Fig. 6. Female patients with anxiety and amyloid transition more quickly to dementia.

(A) ADNI data collection pipeline. (B-C) The percentage of subjects with anxiety is increased in those with MCI and AD in both females and males. (D) The odds ratio indicates that female AD subjects are eight times more likely to have anxiety compared to CN subjects, and male AD subjects are 24 times more likely to have anxiety compared to CN subjects. (E-F) Female subjects with amyloid and anxiety transition faster to dementia than males. (G) Bar graph representation of the survival plots in E-F indicates that subjects with amyloid positivity and anxiety transition to dementia at a faster rate. (n=1661). Error bars represent ± SEM. *p<0.05, **p<0.01, ***p<0.001. CN, cognitively normal; MCI, mild cognitive impairment; AD, Alzheimer’s disease; OR, odds ratio of anxiety; Aβ, amyloid beta.
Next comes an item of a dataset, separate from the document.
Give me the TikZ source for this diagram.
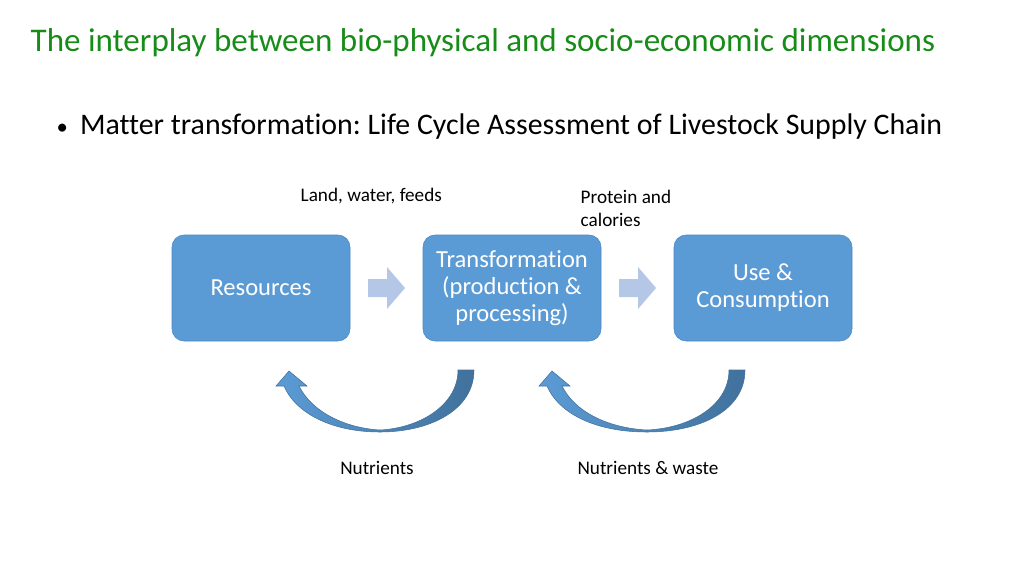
\documentclass[tikz,border=0pt]{standalone}
\usepackage{fontspec}
\setmainfont{Carlito}[Ligatures={NoCommon}]
\usetikzlibrary{calc,positioning}
\frenchspacing
\definecolor{boxblue}{RGB}{91,155,213}
\definecolor{boxedge}{RGB}{75,135,195}
\definecolor{paleblue}{RGB}{180,199,231}
\definecolor{darkblue}{RGB}{65,113,156}
\definecolor{titlegreen}{RGB}{24,140,24}
\tikzset{
  stagebox/.style={draw=boxedge,fill=boxblue,rounded corners=9,
    minimum width=133.5pt,minimum height=79.5pt,text=white,
    align=center,font=\fontsize{18.4}{20.3}\selectfont},
  smallnote/.style={font=\fontsize{14.4}{17.3}\selectfont,align=left},
  backflow/.style={draw=darkblue,line width=0.4pt,left color=boxblue,right color=darkblue}
}
\begin{document}
\begin{tikzpicture}[x=0.75pt,y=-0.75pt]
      \useasboundingbox(0,0)rectangle(1024,576);
      \node[anchor=west,text=titlegreen,font=\fontsize{24.8}{29}\selectfont](title)at(26,43)
        {The interplay between bio-physical and socio-economic dimensions};
      \node[anchor=west,font=\fontsize{22.4}{27}\selectfont](bullet)at(52,127)
        {{\fontsize{17}{20}\selectfont\textbullet}\hspace{9pt}Matter transformation: Life Cycle Assessment of Livestock Supply Chain};
      \node[stagebox](res)at(261,288){Resources};
      \node[stagebox](trans)at(512,288){Transformation\\(production \&\\processing)};
      \node[stagebox](use)at(763,288){Use \&\\Consumption};
      \foreach \A/\B/\N in{res/trans/one, trans/use/two}{
        \coordinate(push\N)at($(\A.east)!0.5!(\B.west)$);
        \fill[paleblue]($(push\N)+(-18.5,-9)$)--++(19,0)--++(0,-12)--($(push\N)+(18.5,0)$)
          --($(push\N)+(0.5,21)$)--++(0,-12)--++(-19,0)--cycle;
      }
      \node[smallnote,anchor=west](inputs)at(296,196){Land, water, feeds};
      \node[smallnote,anchor=north west](outputs)at(576,185){Protein and\\calories};
      \node[smallnote](nutr)at(377,468){Nutrients};
      \node[smallnote](waste)at(648,468){Nutrients \& waste};
      % curved return arrows
      \foreach \H/\T in{0/0, 263/271}{
        \path[backflow](474+\T,370)..controls(474+\T,410)and(430+\T,432)..(380+\H/2+\T/2,432)
          ..controls(330+\H,432)and(295+\H,412)..(284+\H,386)
          --(276+\H,386)--(289+\H,371)--(307+\H,386)--(299+\H,386)
          ..controls(312+\H,412)and(345+\H,428)..(380+\H/2+\T/2,430)
          ..controls(420+\T,428)and(458+\T,405)..(458+\T,370)--cycle;
      }
\end{tikzpicture}
\end{document}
Fig. 7. Sex-specific effect of anxiety on brain volume in ADNI participants.

(A) fMRI representative images of female-male, female, and male brain volumes using a t-value scale (red= increased volume, blue=decreased volume). (B) Anxiety is the greatest predictor of dementia transition in male and female subjects compared to brain atrophy and age. (C-D) Female subjects with anxiety have decreased inferior temporal gray volume and amygdala volume compared to female subjects without anxiety. Male subjects with anxiety have increased inferior temporal gray and amygdala volume compared to male subjects without anxiety. (E) Male subjects with anxiety have increased ventral diencephalon volume in the left hemisphere compared to male subjects without anxiety. There is no significant difference in the female groups. (F) Male subjects with anxiety have increased ventral diencephalon volume in the right hemisphere compared to male subjects without anxiety. There is no significant difference in the female groups, although it is trending. (G) In the right hemisphere, male subjects with anxiety have increased insula gray volume. There is no significant difference in the female groups, although it is trending. (H) Female subjects with anxiety have decreased hippocampal volume. There is no difference between the groups for male subjects in the hippocampus. (n=1650). Error bars represent ± SEM. *p<0.05, **p<0.01, ***p<0.001.